AFP
Washington
Congress hit the ground running for 2018 on Wednesday, with US President Donald Trump facing a two-week deadline to forge a compromise between Republicans and Democrats that avoids a government shutdown and prevents mass deportations.
The new year's session kicks off with two Democrats being sworn in as new members of the US Senate, narrowing the chamber's already slim Republican majority just as negotiations over crunch issues intensify.
At the top of the agenda is funding the federal government by a January 19 deadline, after lawmakers were unable to strike a long-term budget deal in December.
Failure to do so would trigger a government shutdown, a potentially costly political outcome for Republicans -- who control both chambers of Congress and the White House -- just months before November's mid-term elections.
Democrats showed in 2017 that their grassroots activism was getting results in swing states and traditionally Republican territory.
And with Trump's poor approval ratings, they see 2018 as a prime opportunity to reclaim the majority in either the Senate or the House of Representatives -- or both.
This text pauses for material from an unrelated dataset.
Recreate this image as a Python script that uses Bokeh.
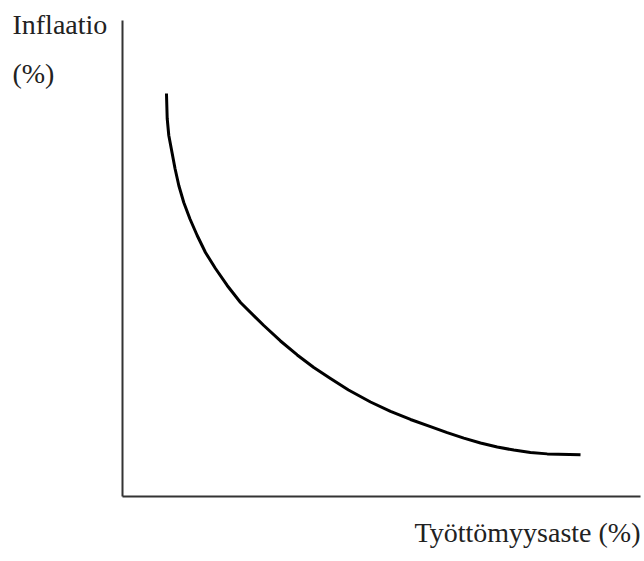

With the budget deadline fast approaching, the top four leaders in Congress, two Democrats and two Republicans, will huddle with White House staff Wednesday in the US Capitol in a bid to set budget caps for military and domestic spending for the remainder of fiscal year 2018.
In a note to fellow Democrats on Tuesday, House Minority Leader Nancy Pelosi said she and top Senate Democrat Chuck Schumer would seek to avoid a"catastrophic shutdown" of the government.